↓

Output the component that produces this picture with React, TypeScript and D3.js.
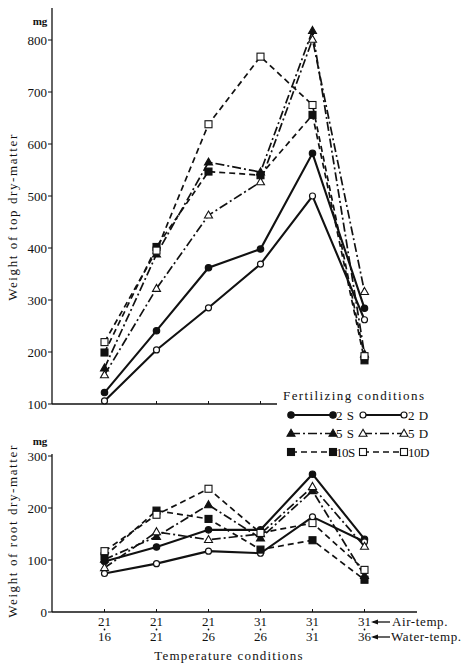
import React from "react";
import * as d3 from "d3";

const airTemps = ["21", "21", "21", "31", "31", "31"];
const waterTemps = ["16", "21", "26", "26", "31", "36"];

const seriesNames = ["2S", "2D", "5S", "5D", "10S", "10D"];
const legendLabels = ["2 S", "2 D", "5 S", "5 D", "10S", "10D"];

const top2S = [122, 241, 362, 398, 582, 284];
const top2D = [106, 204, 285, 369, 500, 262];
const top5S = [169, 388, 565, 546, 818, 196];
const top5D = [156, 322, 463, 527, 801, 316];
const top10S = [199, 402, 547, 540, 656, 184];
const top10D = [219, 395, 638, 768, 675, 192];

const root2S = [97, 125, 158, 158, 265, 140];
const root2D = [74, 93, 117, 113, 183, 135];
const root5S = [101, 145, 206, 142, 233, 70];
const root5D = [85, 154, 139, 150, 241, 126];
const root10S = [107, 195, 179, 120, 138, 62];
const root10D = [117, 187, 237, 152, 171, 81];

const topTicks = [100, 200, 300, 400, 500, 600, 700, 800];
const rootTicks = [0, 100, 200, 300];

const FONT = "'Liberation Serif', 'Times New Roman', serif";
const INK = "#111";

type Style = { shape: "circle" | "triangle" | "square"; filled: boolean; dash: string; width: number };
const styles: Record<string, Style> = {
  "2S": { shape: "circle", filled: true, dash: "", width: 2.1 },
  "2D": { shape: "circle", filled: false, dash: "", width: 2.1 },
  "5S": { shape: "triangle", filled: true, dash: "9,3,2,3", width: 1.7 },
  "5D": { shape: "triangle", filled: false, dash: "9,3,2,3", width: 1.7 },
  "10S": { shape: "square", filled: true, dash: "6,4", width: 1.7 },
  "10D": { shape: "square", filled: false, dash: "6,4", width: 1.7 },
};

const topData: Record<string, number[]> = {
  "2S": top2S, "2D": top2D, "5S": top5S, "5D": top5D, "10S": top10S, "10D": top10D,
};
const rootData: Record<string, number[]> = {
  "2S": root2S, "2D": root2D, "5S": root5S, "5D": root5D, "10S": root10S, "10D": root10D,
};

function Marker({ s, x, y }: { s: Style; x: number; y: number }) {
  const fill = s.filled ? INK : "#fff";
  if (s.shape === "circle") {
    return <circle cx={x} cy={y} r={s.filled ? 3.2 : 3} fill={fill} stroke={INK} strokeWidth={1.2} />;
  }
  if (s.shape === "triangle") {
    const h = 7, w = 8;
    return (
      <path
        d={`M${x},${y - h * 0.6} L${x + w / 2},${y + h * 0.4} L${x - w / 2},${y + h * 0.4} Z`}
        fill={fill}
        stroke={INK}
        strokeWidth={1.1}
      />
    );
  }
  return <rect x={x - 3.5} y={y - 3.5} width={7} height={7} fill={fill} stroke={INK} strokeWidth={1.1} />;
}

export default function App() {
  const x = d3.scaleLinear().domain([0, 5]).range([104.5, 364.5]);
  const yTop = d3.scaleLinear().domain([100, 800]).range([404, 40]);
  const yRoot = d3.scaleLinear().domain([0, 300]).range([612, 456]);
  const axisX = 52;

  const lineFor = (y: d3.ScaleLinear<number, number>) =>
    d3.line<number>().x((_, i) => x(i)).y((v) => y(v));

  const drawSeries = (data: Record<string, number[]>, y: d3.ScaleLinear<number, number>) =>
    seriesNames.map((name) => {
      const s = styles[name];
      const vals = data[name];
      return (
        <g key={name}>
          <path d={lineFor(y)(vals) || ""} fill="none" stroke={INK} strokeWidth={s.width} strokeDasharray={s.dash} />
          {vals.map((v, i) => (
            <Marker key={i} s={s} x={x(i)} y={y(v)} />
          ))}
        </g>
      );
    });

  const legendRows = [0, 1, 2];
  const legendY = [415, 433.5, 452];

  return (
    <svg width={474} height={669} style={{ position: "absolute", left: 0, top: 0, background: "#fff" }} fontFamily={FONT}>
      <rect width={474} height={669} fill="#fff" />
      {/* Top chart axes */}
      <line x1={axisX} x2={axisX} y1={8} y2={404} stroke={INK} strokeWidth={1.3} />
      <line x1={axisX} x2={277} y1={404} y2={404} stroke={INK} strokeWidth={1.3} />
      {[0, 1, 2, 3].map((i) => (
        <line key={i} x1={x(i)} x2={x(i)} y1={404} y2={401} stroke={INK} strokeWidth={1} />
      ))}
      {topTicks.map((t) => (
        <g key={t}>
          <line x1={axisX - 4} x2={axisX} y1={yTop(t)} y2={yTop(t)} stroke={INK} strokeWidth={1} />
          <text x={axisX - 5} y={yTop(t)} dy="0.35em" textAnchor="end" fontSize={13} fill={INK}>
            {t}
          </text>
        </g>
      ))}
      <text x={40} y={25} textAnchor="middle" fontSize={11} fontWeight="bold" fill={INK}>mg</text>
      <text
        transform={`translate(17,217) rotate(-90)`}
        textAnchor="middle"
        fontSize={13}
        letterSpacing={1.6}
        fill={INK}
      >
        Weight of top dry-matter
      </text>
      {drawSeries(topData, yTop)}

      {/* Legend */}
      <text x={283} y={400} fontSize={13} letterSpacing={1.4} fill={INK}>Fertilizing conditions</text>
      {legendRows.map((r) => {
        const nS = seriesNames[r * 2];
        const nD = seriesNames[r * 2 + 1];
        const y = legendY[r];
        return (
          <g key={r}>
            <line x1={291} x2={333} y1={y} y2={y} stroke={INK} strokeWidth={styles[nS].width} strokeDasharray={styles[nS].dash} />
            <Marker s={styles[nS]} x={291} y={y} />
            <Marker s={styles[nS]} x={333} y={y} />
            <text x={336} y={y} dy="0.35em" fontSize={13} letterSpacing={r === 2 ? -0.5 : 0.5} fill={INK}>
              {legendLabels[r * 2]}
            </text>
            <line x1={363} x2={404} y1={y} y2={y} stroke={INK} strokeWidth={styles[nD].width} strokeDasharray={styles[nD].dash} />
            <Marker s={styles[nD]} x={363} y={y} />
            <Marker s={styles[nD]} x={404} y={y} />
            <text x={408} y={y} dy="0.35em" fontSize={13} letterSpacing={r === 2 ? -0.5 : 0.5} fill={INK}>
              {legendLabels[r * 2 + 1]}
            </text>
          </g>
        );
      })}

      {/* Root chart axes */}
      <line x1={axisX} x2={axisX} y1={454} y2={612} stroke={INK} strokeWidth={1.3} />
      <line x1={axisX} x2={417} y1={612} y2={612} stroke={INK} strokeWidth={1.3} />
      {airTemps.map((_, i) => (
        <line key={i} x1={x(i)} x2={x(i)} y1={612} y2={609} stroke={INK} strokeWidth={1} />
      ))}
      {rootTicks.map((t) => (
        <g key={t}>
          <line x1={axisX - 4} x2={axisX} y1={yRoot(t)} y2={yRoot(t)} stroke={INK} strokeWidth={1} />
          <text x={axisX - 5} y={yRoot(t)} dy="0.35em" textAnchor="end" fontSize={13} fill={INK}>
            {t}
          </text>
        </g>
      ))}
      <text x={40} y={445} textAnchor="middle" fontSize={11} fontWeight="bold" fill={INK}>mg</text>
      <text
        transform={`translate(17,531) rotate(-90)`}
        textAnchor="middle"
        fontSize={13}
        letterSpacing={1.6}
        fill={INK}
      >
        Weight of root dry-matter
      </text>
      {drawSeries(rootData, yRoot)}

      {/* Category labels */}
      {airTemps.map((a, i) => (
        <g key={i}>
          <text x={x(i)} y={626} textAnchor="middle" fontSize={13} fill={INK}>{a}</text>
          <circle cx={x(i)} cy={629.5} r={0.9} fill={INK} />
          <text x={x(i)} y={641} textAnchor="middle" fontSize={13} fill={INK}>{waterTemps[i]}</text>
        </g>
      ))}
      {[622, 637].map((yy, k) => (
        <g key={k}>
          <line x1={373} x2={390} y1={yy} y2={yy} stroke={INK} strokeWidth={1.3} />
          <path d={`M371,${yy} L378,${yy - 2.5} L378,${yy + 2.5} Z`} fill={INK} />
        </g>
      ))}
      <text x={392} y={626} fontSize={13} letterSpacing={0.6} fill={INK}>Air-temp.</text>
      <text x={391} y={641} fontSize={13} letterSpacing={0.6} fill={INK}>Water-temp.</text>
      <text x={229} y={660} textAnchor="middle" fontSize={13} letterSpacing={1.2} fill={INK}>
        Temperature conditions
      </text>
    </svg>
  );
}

↑

- Instruction:
Give again exactly the lines running from the beginning of the material above through the line that contains "const root10D = [117, 187, 237, 152, 171, 81];", and leave out every picture.

- Expected answer:
Output the component that produces this picture with React, TypeScript and D3.js.
import React from "react";
import * as d3 from "d3";

const airTemps = ["21", "21", "21", "31", "31", "31"];
const waterTemps = ["16", "21", "26", "26", "31", "36"];

const seriesNames = ["2S", "2D", "5S", "5D", "10S", "10D"];
const legendLabels = ["2 S", "2 D", "5 S", "5 D", "10S", "10D"];

const top2S = [122, 241, 362, 398, 582, 284];
const top2D = [106, 204, 285, 369, 500, 262];
const top5S = [169, 388, 565, 546, 818, 196];
const top5D = [156, 322, 463, 527, 801, 316];
const top10S = [199, 402, 547, 540, 656, 184];
const top10D = [219, 395, 638, 768, 675, 192];

const root2S = [97, 125, 158, 158, 265, 140];
const root2D = [74, 93, 117, 113, 183, 135];
const root5S = [101, 145, 206, 142, 233, 70];
const root5D = [85, 154, 139, 150, 241, 126];
const root10S = [107, 195, 179, 120, 138, 62];
const root10D = [117, 187, 237, 152, 171, 81];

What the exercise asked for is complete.